*Data provided:*
----------

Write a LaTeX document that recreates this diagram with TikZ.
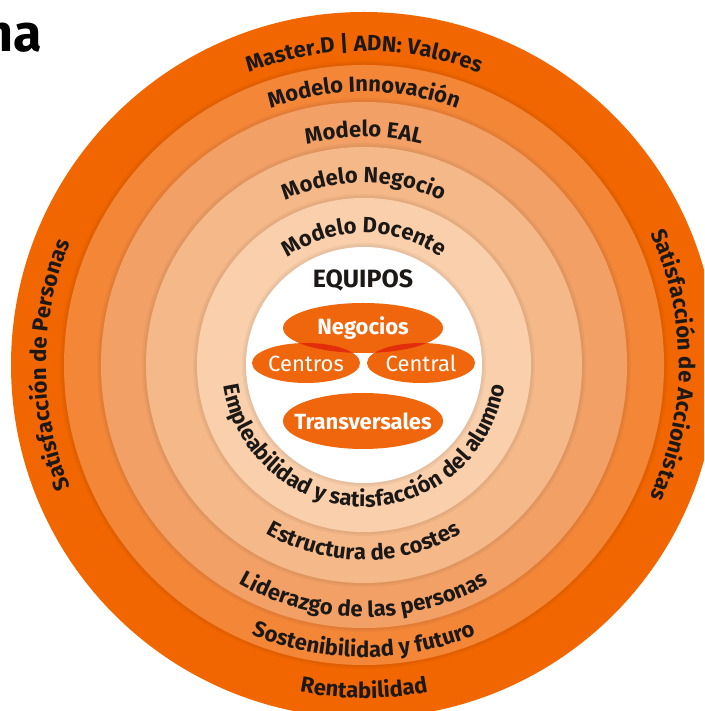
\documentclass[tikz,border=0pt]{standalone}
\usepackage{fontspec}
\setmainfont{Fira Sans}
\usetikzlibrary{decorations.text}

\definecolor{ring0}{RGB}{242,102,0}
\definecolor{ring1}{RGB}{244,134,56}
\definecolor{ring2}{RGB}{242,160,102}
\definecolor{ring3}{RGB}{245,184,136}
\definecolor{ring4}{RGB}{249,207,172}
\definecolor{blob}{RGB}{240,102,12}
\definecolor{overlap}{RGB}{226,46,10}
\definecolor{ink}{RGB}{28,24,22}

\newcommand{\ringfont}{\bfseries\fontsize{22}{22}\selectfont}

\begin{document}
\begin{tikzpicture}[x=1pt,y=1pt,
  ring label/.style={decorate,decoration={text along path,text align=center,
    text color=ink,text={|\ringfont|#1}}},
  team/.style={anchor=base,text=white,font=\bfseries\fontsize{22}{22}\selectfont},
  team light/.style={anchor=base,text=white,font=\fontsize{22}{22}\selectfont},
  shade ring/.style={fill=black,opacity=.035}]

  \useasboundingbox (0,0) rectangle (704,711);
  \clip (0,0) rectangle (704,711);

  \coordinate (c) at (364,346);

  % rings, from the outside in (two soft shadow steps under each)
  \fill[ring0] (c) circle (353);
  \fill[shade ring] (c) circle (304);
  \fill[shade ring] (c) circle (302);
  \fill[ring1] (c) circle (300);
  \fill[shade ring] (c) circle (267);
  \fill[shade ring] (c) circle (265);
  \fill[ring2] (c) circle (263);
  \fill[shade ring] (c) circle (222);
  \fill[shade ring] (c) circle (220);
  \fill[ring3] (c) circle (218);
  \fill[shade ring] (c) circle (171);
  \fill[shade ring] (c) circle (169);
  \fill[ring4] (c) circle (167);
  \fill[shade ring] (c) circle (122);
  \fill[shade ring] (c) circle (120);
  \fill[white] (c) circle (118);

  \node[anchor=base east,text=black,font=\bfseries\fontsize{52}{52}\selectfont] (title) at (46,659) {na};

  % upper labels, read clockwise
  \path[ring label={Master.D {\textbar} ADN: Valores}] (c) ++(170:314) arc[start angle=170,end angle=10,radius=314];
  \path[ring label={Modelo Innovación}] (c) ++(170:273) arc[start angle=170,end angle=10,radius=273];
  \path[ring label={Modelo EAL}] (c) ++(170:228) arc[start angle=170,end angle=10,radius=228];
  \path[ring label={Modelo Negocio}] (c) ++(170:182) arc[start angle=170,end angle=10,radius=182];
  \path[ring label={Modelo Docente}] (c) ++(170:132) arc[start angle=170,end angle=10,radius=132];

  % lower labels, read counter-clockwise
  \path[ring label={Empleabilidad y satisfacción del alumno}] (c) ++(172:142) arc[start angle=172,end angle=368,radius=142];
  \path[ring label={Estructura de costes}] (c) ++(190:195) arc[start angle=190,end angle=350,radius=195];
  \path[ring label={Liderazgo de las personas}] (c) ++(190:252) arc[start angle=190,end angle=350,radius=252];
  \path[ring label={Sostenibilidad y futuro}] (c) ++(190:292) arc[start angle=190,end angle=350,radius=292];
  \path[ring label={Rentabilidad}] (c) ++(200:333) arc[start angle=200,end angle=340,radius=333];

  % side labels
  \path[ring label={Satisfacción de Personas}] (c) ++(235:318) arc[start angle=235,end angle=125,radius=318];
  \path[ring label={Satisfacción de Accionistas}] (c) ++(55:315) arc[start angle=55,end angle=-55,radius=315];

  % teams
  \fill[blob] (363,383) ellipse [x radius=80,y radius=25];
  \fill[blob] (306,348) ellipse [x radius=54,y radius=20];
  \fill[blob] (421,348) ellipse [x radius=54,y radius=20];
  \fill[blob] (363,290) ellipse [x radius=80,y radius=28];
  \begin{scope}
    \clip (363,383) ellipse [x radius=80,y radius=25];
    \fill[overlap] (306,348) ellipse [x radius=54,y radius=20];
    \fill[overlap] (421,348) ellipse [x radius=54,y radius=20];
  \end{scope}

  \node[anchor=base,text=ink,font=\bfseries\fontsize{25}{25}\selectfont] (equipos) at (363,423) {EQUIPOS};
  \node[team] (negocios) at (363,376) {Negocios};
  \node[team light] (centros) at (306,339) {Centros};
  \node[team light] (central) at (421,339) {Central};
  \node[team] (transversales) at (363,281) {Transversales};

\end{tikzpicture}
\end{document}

----------

*Written problem:* Reproduce the data above in full, exactly as it is, with the pictures left out.

*Exercise result:*
Write a LaTeX document that recreates this diagram with TikZ.
\documentclass[tikz,border=0pt]{standalone}
\usepackage{fontspec}
\setmainfont{Fira Sans}
\usetikzlibrary{decorations.text}

\definecolor{ring0}{RGB}{242,102,0}
\definecolor{ring1}{RGB}{244,134,56}
\definecolor{ring2}{RGB}{242,160,102}
\definecolor{ring3}{RGB}{245,184,136}
\definecolor{ring4}{RGB}{249,207,172}
\definecolor{blob}{RGB}{240,102,12}
\definecolor{overlap}{RGB}{226,46,10}
\definecolor{ink}{RGB}{28,24,22}

\newcommand{\ringfont}{\bfseries\fontsize{22}{22}\selectfont}

\begin{document}
\begin{tikzpicture}[x=1pt,y=1pt,
  ring label/.style={decorate,decoration={text along path,text align=center,
    text color=ink,text={|\ringfont|#1}}},
  team/.style={anchor=base,text=white,font=\bfseries\fontsize{22}{22}\selectfont},
  team light/.style={anchor=base,text=white,font=\fontsize{22}{22}\selectfont},
  shade ring/.style={fill=black,opacity=.035}]

  \useasboundingbox (0,0) rectangle (704,711);
  \clip (0,0) rectangle (704,711);

  \coordinate (c) at (364,346);

  % rings, from the outside in (two soft shadow steps under each)
  \fill[ring0] (c) circle (353);
  \fill[shade ring] (c) circle (304);
  \fill[shade ring] (c) circle (302);
  \fill[ring1] (c) circle (300);
  \fill[shade ring] (c) circle (267);
  \fill[shade ring] (c) circle (265);
  \fill[ring2] (c) circle (263);
  \fill[shade ring] (c) circle (222);
  \fill[shade ring] (c) circle (220);
  \fill[ring3] (c) circle (218);
  \fill[shade ring] (c) circle (171);
  \fill[shade ring] (c) circle (169);
  \fill[ring4] (c) circle (167);
  \fill[shade ring] (c) circle (122);
  \fill[shade ring] (c) circle (120);
  \fill[white] (c) circle (118);

  \node[anchor=base east,text=black,font=\bfseries\fontsize{52}{52}\selectfont] (title) at (46,659) {na};

  % upper labels, read clockwise
  \path[ring label={Master.D {\textbar} ADN: Valores}] (c) ++(170:314) arc[start angle=170,end angle=10,radius=314];
  \path[ring label={Modelo Innovación}] (c) ++(170:273) arc[start angle=170,end angle=10,radius=273];
  \path[ring label={Modelo EAL}] (c) ++(170:228) arc[start angle=170,end angle=10,radius=228];
  \path[ring label={Modelo Negocio}] (c) ++(170:182) arc[start angle=170,end angle=10,radius=182];
  \path[ring label={Modelo Docente}] (c) ++(170:132) arc[start angle=170,end angle=10,radius=132];

  % lower labels, read counter-clockwise
  \path[ring label={Empleabilidad y satisfacción del alumno}] (c) ++(172:142) arc[start angle=172,end angle=368,radius=142];
  \path[ring label={Estructura de costes}] (c) ++(190:195) arc[start angle=190,end angle=350,radius=195];
  \path[ring label={Liderazgo de las personas}] (c) ++(190:252) arc[start angle=190,end angle=350,radius=252];
  \path[ring label={Sostenibilidad y futuro}] (c) ++(190:292) arc[start angle=190,end angle=350,radius=292];
  \path[ring label={Rentabilidad}] (c) ++(200:333) arc[start angle=200,end angle=340,radius=333];

  % side labels
  \path[ring label={Satisfacción de Personas}] (c) ++(235:318) arc[start angle=235,end angle=125,radius=318];
  \path[ring label={Satisfacción de Accionistas}] (c) ++(55:315) arc[start angle=55,end angle=-55,radius=315];

  % teams
  \fill[blob] (363,383) ellipse [x radius=80,y radius=25];
  \fill[blob] (306,348) ellipse [x radius=54,y radius=20];
  \fill[blob] (421,348) ellipse [x radius=54,y radius=20];
  \fill[blob] (363,290) ellipse [x radius=80,y radius=28];
  \begin{scope}
    \clip (363,383) ellipse [x radius=80,y radius=25];
    \fill[overlap] (306,348) ellipse [x radius=54,y radius=20];
    \fill[overlap] (421,348) ellipse [x radius=54,y radius=20];
  \end{scope}

  \node[anchor=base,text=ink,font=\bfseries\fontsize{25}{25}\selectfont] (equipos) at (363,423) {EQUIPOS};
  \node[team] (negocios) at (363,376) {Negocios};
  \node[team light] (centros) at (306,339) {Centros};
  \node[team light] (central) at (421,339) {Central};
  \node[team] (transversales) at (363,281) {Transversales};

\end{tikzpicture}
\end{document}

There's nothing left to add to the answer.